Close OVN VIP race by adding an ordering constraint

Currently there is a race with the high-availability of ovn when resetting a
controller. Namely, the VIP that OVN uses (namely the internal_api VIP
by default) only has a colocation constraint with the master role of the
ovn-dbs resource. This leaves the following race open:
1) We reboot ctrl-0 hosting the master role of ovn-dbs
2) OVN becomes master on ctrl-1 from pacemaker's POV (but the
   promotion operation running in the background is not completed)
3) OVN VIP moves to ctrl-1 even though it is still in slave mode
  (there is only a colocation constraint between vip and master role for
ovn)
4) OVN controllers on the overcloud connect to the VIP but it is in
  read-only mode because it was a slave
5) OVN controllers that connected at 4) stay in read-only forever
   until they get restarted manually.

With the addition of this constraint we force the VIP move only after
the master role has been promoted. This makes it much more unlikely
for a client to connect to the VIP and get a read-only db in the
background. With only this patch applied I did not manage to reproduce
the issue (even after 7 reboots of controllers).
Note that there is still a small race window possible because the
current OVN resource agent has a bug: it promotes a resource to master
after issuing the promotion command to the DB but without waiting for
this promotion to complete. A patch for OVN-ra will also be submitted
but from initial testing this change seems to be largely sufficient.

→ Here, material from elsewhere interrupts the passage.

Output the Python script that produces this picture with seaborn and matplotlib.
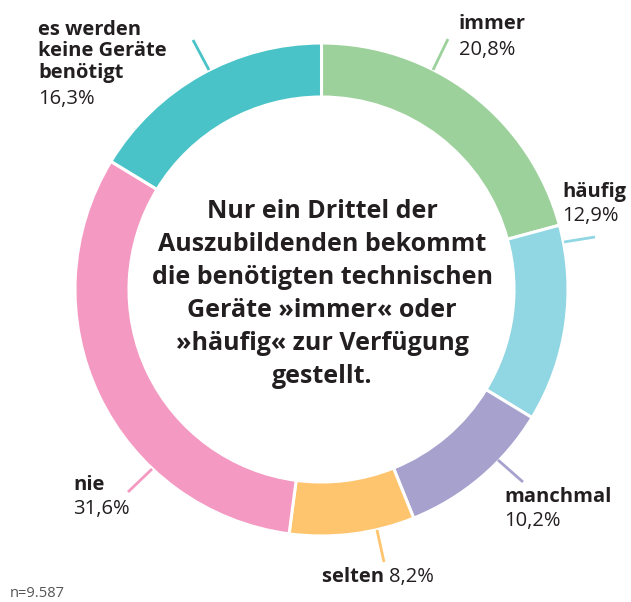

Also note that this change introduces a small less desirable
side-effect:
A failover of the internal VIP will now take a bit longer because it
will happen only after ovn-dbs gets promoted to master.
We plan to take care of this fully by decoupling the OVN VIP from the
internal_api one. This change addresses the immediate issue related
to ovn_controllers being stuck in read-only due to premature promotion.
(OVN upstream is discussing how to make connections to read-only VIP
trigger a reconnection eventually)

Closes-Bug: #1835830

Change-Id: I3fa07e28c4e37197890664d12a265f1673c780f2
(cherry picked from commit 5c10f33197)
This commit is contained in:
Michele Baldessari 2019-07-08 08:53:27 +02:00 committed by Alex Schultz
parent acbede7584
commit dc4bb7e7cb
1 changed files with 11 additions and 1 deletions

View File

@ -160,9 +160,19 @@ sb_master_port=${sb_db_port} manage_northd=yes inactive_probe_interval=180000",
tries => $pcs_tries,
}
pacemaker::constraint::order { "${ovndb_vip_resource_name}-with-${ovndb_servers_resource_name}":
first_resource => 'ovn-dbs-bundle',
second_resource => "${ovndb_vip_resource_name}",
first_action => 'promote',
second_action => 'start',
constraint_params => 'kind=Optional',
tries => $pcs_tries,
}
Pacemaker::Resource::Bundle['ovn-dbs-bundle']
-> Pacemaker::Resource::Ocf["${ovndb_servers_resource_name}"]
-> Pacemaker::Constraint::Colocation["${ovndb_vip_resource_name}-with-${ovndb_servers_resource_name}"]
-> Pacemaker::Constraint::Order["${ovndb_vip_resource_name}-with-${ovndb_servers_resource_name}"]
-> Pacemaker::Constraint::Colocation["${ovndb_vip_resource_name}-with-${ovndb_servers_resource_name}"]
}
}
}